The Holy Child
Advent Sunday - the beginning of the third week of Advent –
and we listen to the Angel Gabriel tell Mary HOW, and WHO is going to be birthed
by God in her. The passage below describes
their encounter:
Luke 1:26-35
In the sixth month the angel Gabriel was sent from God to a city of
Galilee named Nazareth,
to a virgin betrothed to a man whose name was Joseph, of the house of
David. And the virgin’s name was Mary.
And he came to her and said, “Greetings, O favored one, the Lord is with
you!”
But she was greatly troubled at the saying, and tried to discern what
sort of greeting this might be.
And the angel said to her, “Do not be afraid, Mary, for you have found
favor with God.
And behold, you will conceive in your womb and bear a son, and you shall
call his name Jesus.
He will be great and will be called the Son of the Most High. And the
Lord God will give to him the throne of his father David,
and he will reign over the house of Jacob forever, and of his kingdom
there will be no end.”
And Mary said to the angel, “How will this be, since I am a virgin?”
And the angel answered her, “The Holy Spirit will come upon you, and the
power of the Most High will overshadow you; therefore the child to be born will
be called holy—the Son of God.
Gabriel’s work is to announce, not ask. She is going to conceive in her womb and the
son born to her is the Son of the “Most High” – the words used by God.

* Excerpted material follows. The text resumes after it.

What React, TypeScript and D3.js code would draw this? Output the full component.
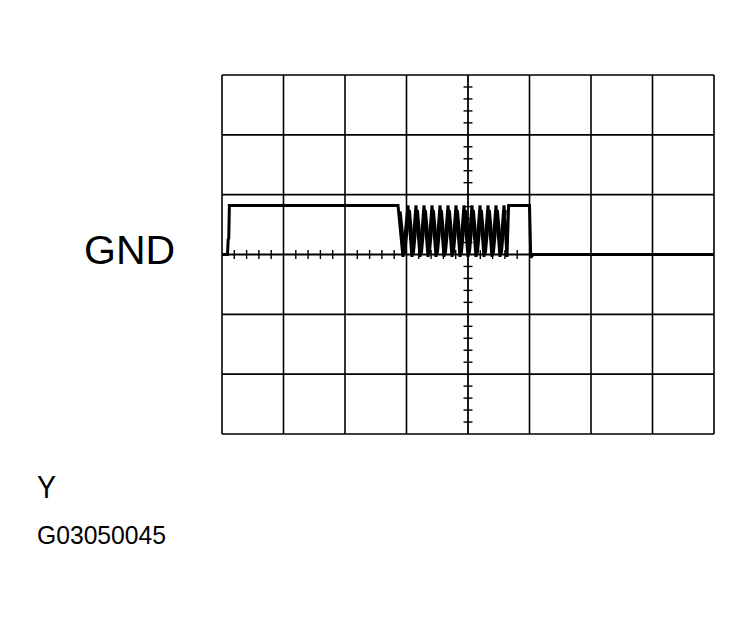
import React from "react";
import * as d3 from "d3";

// Graticule: 8 horizontal divisions, 6 vertical divisions (±3 around GND)
const xDivisions = [0, 1, 2, 3, 4, 5, 6, 7, 8];
const yDivisions = [-3, -2, -1, 0, 1, 2, 3];

// Trace (time in divisions, voltage in divisions above GND)
const traceT = [
  0, 0.09, 0.1, 0.11, 0.12,
  2.84, 2.862, 2.943, 3.024, 3.089, 3.154, 3.22, 3.285, 3.35, 3.415, 3.48,
  3.545, 3.61, 3.675, 3.74, 3.805, 3.87, 3.935, 4.0, 4.065, 4.13, 4.195,
  4.26, 4.325, 4.39, 4.455, 4.52, 4.585, 4.634, 4.66,
  4.99, 5.0, 5.02, 5.06, 8,
];
const traceV = [
  0, 0, 0.25, 0.27, 0.82,
  0.82, 0.82, -0.04, 0.82, -0.04, 0.82, -0.04, 0.82, -0.04, 0.82, -0.04,
  0.82, -0.04, 0.82, -0.04, 0.82, -0.04, 0.82, -0.04, 0.82, -0.04, 0.82,
  -0.04, 0.82, -0.04, 0.82, -0.04, 0.82, -0.04, 0.82,
  0.82, 0.82, -0.05, 0, 0,
];
// Overlapping second sweep of the burst (ghost trace)
const echoT = [
  2.9, 2.97, 3.05, 3.115, 3.18, 3.245, 3.31, 3.375, 3.44, 3.505, 3.57,
  3.635, 3.7, 3.765, 3.83, 3.895, 3.96, 4.025, 4.09, 4.155, 4.22, 4.285,
  4.35, 4.415, 4.48, 4.545, 4.61,
];
const echoV = [
  0.72, 0.02, 0.74, 0.02, 0.74, 0.02, 0.74, 0.02, 0.74, 0.02, 0.74,
  0.02, 0.74, 0.02, 0.74, 0.02, 0.74, 0.02, 0.74, 0.02, 0.74, 0.02,
  0.74, 0.02, 0.74, 0.02, 0.74,
];

const labelGnd = "GND";
const labelY = "Y";
const labelCode = "G03050045";

const X0 = 222, X1 = 714, Y0 = 75, Y1 = 434;

export default function App() {
  const x = d3.scaleLinear().domain([0, 8]).range([X0, X1]);
  const y = d3.scaleLinear().domain([-3, 3]).range([Y1, Y0]);

  const minorX = d3
    .range(0, 5.0001, 0.2)
    .filter((v) => Math.abs(v - Math.round(v)) > 0.01);
  const minorY = d3
    .range(-3, 3.0001, 0.2)
    .filter((v) => Math.abs(v - Math.round(v)) > 0.01);

  const pts: [number, number][] = traceT.map((t, i) => [t, traceV[i]]);
  const echo: [number, number][] = echoT.map((t, i) => [t, echoV[i]]);
  const line = d3
    .line<[number, number]>()
    .x((d) => x(d[0]))
    .y((d) => y(d[1]));

  const font = "Liberation Sans, Arial, Helvetica, sans-serif";

  return (
    <svg
      width={752}
      height={618}
      style={{ position: "absolute", left: 0, top: 0, background: "#fff" }}
    >
      <rect x={0} y={0} width={752} height={618} fill="#fff" />
      {xDivisions.map((d) => (
        <line
          key={"vx" + d}
          x1={x(d)}
          x2={x(d)}
          y1={Y0}
          y2={Y1}
          stroke="#000"
          strokeWidth={d === 4 ? 1.8 : 1.6}
        />
      ))}
      {yDivisions.map((d) => (
        <line
          key={"hy" + d}
          x1={X0}
          x2={X1}
          y1={y(d)}
          y2={y(d)}
          stroke="#000"
          strokeWidth={d === 0 ? 2 : 1.6}
        />
      ))}
      {minorX.map((d) => (
        <line
          key={"tx" + d}
          x1={x(d)}
          x2={x(d)}
          y1={y(0) - 4.5}
          y2={y(0) + 4.5}
          stroke="#000"
          strokeWidth={1.4}
        />
      ))}
      {minorY.map((d) => (
        <line
          key={"ty" + d}
          x1={x(4) - 4.5}
          x2={x(4) + 4.5}
          y1={y(d)}
          y2={y(d)}
          stroke="#000"
          strokeWidth={1.4}
        />
      ))}
      <path
        d={line(echo) || ""}
        fill="none"
        stroke="#000"
        strokeWidth={2.6}
        strokeLinejoin="miter"
        strokeMiterlimit={2}
      />
      <path
        d={line(pts) || ""}
        fill="none"
        stroke="#000"
        strokeWidth={3}
        strokeLinejoin="miter"
        strokeMiterlimit={2}
      />
      <text x={84} y={264} fontFamily={font} fontSize={41} fill="#000">
        {labelGnd}
      </text>
      <text
        x={37}
        y={498}
        fontFamily={font}
        fontSize={31}
        fill="#000"
        textLength={19}
        lengthAdjust="spacingAndGlyphs"
      >
        {labelY}
      </text>
      <text
        x={37}
        y={544}
        fontFamily={font}
        fontSize={26}
        fill="#000"
        textLength={129}
        lengthAdjust="spacingAndGlyphs"
      >
        {labelCode}
      </text>
    </svg>
  );
}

Mary’s response – in most nativity plays I’ve seen – seems to
be a quick reply, as if it were said in seconds - “How will this be since I
am a virgin?” Yet, I envision Mary being stunned and the words
come out of her mouth slowly, deliberately, as if she has to think of every
word.
Here is where the words spoken by Gabriel need time for us to
think about - “The Holy Spirit will come upon you, and the power of the Most
High will overshadow you; therefore the child to be born will be called
holy—the Son of God.”
Here’s the incarnation from God’s Angel to us. The Holy Spirit “overshadows” … he comes to
Mary to do what is predestined to be, and so, the child will be birthed, but
not as a mere human being, for He is holy. The HOW and the WHO come into full view –
Jesus is no mere human, but he is holy, the divine nature is as full as the
human nature, but the human nature is not defiled by the Sin nature of every other
birth.
Jesus will be human.
He will grow, eat, sleep, and play, but never sin. He is the holy child who will grow to be the perfect Holy redeemer. What humans could
never do, God did in sending his Holy Son. Yet we can trust in Him completely for he
knows what it means to be human. He is
the Son of God sent by a loving God to redeem His people from their Sin.